第1回は、映画化が決定した『ぼぎわんが、来る』で、日本ホラー小説大賞〈大賞〉を受賞した澤村伊智さんです。

 2012年の春から、友人数名に見せるためだけに小説を書くようになりました。2年ほど短編や中編を書いたところで、思い切って長編を書いてみました。友人に見せた後、以前勤めていた会社の先輩に送りつけたところ「面白かった」と感想をもらいました。欲が出て公募を探し、第22回日本ホラー小説大賞に応募したら大賞をいただきました。
 これが私のデビュー作『ぼぎわんが、来る』が世に出た経緯です。偶然、幸運、もののはずみ……何でも構いませんが、主体的でも積極的でもなかったことだけは確かです。だから受賞の連絡が来た時は「何かの間違いだ」と思いましたし、授賞式で錚々(そうそう)たる大作家の方々とお話しした時は夢を見ているような気持ちでした。

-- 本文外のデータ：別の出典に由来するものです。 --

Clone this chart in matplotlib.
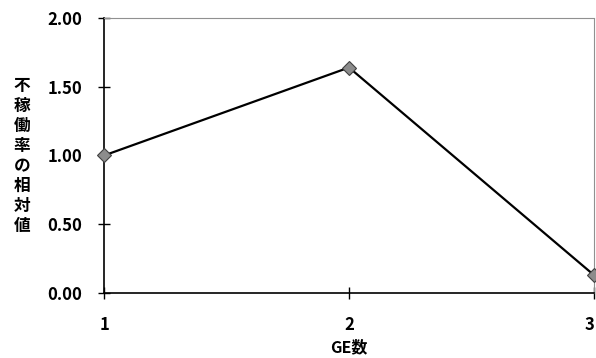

 デビューと前後して本業の仕事が減り、2018年現在は専業作家です。幸いにも食うに困ってはいませんが、「もし小説を書いていなかったら」「もし応募していなかったら」と考えると冷や汗が出ます。その点において、自分はホラー小説大賞に救われたと言えるでしょう。受賞が人生の大きな転換点だったのは間違いありません。
 なので正直なところ、今回の統合には一抹の寂しさを覚えてしまいます。母校の校舎が解体された、そう聞いた時の感覚に近い。その一方で、新設される「横溝正史ミステリ&ホラー大賞」がどんな作品を世に送り出すのか、いち読者として単純に楽しみでもあります。
 応募を検討されている方へ。「横溝正史ミステリ&ホラー大賞」にはまだ明確な傾向はありません。対策を立てるのも難しいでしょう。ですが逆を言えば、自分の書いた小説が選考委員の方々の心を揺り動かし、ひいては当該賞の方向性なり色なりを決定付ける(かもしれない)のです。こんな刺激的な機会は滅多にありません。奮ってご応募ください。

澤村 伊智(さわむら・いち)1979年大阪府生まれ。2015年、第22回日本ホラー小説大賞〈大賞〉を受賞し『ぼぎわんが、来る』でデビュー。同作は映画化も決定し、新たなホラーブームを巻き起こす旗手として期待されている。2017年『ずうのめ人形』で第30回山本周五郎賞候補。その他の著作に『ししりばの家』『恐怖小説 キリカ』がある。